Gasoline Rainbow Film Review Reviewed by Trish Connelly

Premiering in the states at SXSW Film Festival earlier this spring, Gasoline Rainbow is a near documentary-style coming of age film, starring five recent graduates from small town Oregon venturing off on a road trip to the Pacific coast together as one final hurrah before deciding what to do with their respective futures. Directed by brothers Bill and Turner Ross, the cast is comprised of first time actors utilizing their real names and near unscripted dialogue as they embark on a journey to learn more about others as well as themselves.

 

 

Close up camerawork shots as well as scenes depicted on phones offer an intimate look at our Gen-Z’ers and raw footage of their adolescent adventure.
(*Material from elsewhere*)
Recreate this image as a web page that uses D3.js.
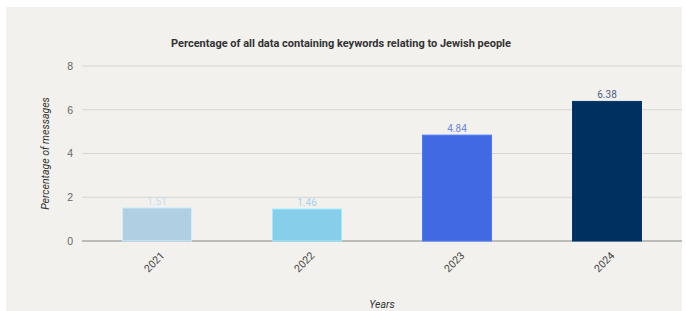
<!DOCTYPE html>
<html>
<head>
<meta charset="utf-8">
<script src="https://cdn.jsdelivr.net/npm/d3@7"></script>
<style>
  html, body { margin: 0; padding: 0; background: #fff; }
  svg { display: block; font-family: Roboto, "Liberation Sans", sans-serif; }
</style>
</head>
<body>
<svg id="chart" width="686" height="311"></svg>
<script>
// chart data
const years = ['2021', '2022', '2023', '2024'];
const percentages = [1.51, 1.46, 4.84, 6.38];
const barColors = ['#b0cfe3', '#87ceeb', '#4169e1', '#003060'];
const labelColors = ['#c9dceb', '#a8d2ea', '#6d86e2', '#4c5e7e'];
const yTicks = [0, 2, 4, 6, 8];

const svg = d3.select('#chart');
const W = 686, H = 311;

// panel background
svg.append('rect')
  .attr('x', 6).attr('y', 7)
  .attr('width', 676).attr('height', H - 7)
  .attr('fill', '#f2f1ee');

const margin = { left: 82, right: 4, top: 66, bottom: 70 };
const x = d3.scaleBand()
  .domain(years)
  .range([margin.left, W - margin.right])
  .paddingInner(0.54)
  .paddingOuter(0.27);

const y = d3.scaleLinear()
  .domain([0, 8])
  .range([H - margin.bottom, margin.top]);

// gridlines
svg.append('g')
  .selectAll('line')
  .data(yTicks)
  .join('line')
  .attr('x1', margin.left)
  .attr('x2', W - margin.right)
  .attr('y1', d => y(d))
  .attr('y2', d => y(d))
  .attr('stroke', d => d === 0 ? '#aaaaaa' : '#d6d5d2')
  .attr('stroke-width', d => d === 0 ? 1.5 : 1.2);

// y axis ticks
const yAxis = svg.append('g')
  .attr('transform', `translate(${margin.left - 5},0)`)
  .call(d3.axisLeft(y).tickValues(yTicks).tickSize(0).tickPadding(4));
yAxis.select('.domain').remove();
yAxis.selectAll('text')
  .attr('fill', '#666')
  .attr('font-size', 10.5);

// bars
svg.append('g')
  .selectAll('rect')
  .data(years)
  .join('rect')
  .attr('x', d => x(d))
  .attr('width', x.bandwidth())
  .attr('y', (d, i) => y(percentages[i]))
  .attr('height', (d, i) => y(0) - y(percentages[i]))
  .attr('fill', (d, i) => barColors[i])
  .attr('stroke', (d, i) => d3.color(barColors[i]).brighter(0.4))
  .attr('stroke-width', 1);

// value labels
svg.append('g')
  .selectAll('text')
  .data(years)
  .join('text')
  .attr('x', d => x(d) + x.bandwidth() / 2)
  .attr('y', (d, i) => y(percentages[i]) - 3)
  .attr('text-anchor', 'middle')
  .attr('font-size', 10)
  .attr('fill', (d, i) => labelColors[i])
  .text((d, i) => percentages[i].toFixed(2));

// x tick labels, rotated
svg.append('g')
  .selectAll('text')
  .data(years)
  .join('text')
  .attr('transform', d => `translate(${x(d) + x.bandwidth() / 2 + 3},${y(0) + 10}) rotate(-45)`)
  .attr('text-anchor', 'end')
  .attr('dy', '0.7em')
  .attr('font-size', 10.5)
  .attr('fill', '#444')
  .text(d => d);

// title
svg.append('text')
  .attr('x', 341)
  .attr('y', 47)
  .attr('text-anchor', 'middle')
  .attr('font-size', 11)
  .attr('font-weight', 'bold')
  .attr('fill', '#333')
  .text('Percentage of all data containing keywords relating to Jewish people');

// axis titles
svg.append('text')
  .attr('transform', `translate(49,${(y(0) + y(8)) / 2}) rotate(-90)`)
  .attr('text-anchor', 'middle')
  .attr('font-size', 10.5)
  .attr('font-style', 'italic')
  .attr('fill', '#333')
  .text('Percentage of messages');

svg.append('text')
  .attr('x', (margin.left + W - margin.right) / 2)
  .attr('y', 308)
  .attr('text-anchor', 'middle')
  .attr('font-size', 10.5)
  .attr('font-style', 'italic')
  .attr('fill', '#333')
  .text('Years');
</script>
</body>
</html>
Lingering views of the coastal beauty or conversations between the film’s protagonists and new friends adds to living in the moment as well as the groundedness, yet superficiality, of conversations between characters. Gasoline Rainbow is chock full of songs from generation’s past (Guns ‘n’ Roses, The Beatles), painting a soundtrack to their summer while riding in their janky van (before it inevitably breaks down in the middle of nowhere). The teens are hopeful, curious, yet ambivalent about thinking much past the here and now. Tony’s undecided whether or not to sign up for the military once they return home, whereas others like Micah wrestle with the responsibilities he’s had to carry on his shoulders in light of his absent parents. “The difference between grown ups and children is that grown ups aren’t supervised”, says one character they meet along the way, portraying both the freedom and the obligations that our 17 year olds will soon be facing. 

 

In a similar vein as Linklater’s Slackers or Larry Clark’s Kids, Gasoline Rainbow feels relatively authentic yet manages to sidle away from many of the explicit experiences that makes some coming of age films feel obvious or bleak. The teens are less interested in ways to lose their virginity and are more concerned with seeking out unexplored terrain. They maintain an innocent curiosity towards strangers and new individuals they encounter, with a mindset of living while you’re alive and sleeping when you’re dead. Both the directors and actors embrace an optimism to their widening world lest they take anything for granted in their limited time away from home. 

 

Reminiscent of the finite period between finishing high school and leaving home, the Ross brothers successfully capture that time in space quite accurately and poignantly. Though with its near two hour run time, the viewing experience became more of a glaze over and at times arguably too long to get too engrossed in the story. Perhaps the desire of authenticity would have been better fit as a short, Gasoline Rainbow still maintains a solid degree of merit in its raw lens to the youth and their dreams, hopes and ultimately promising view of the future.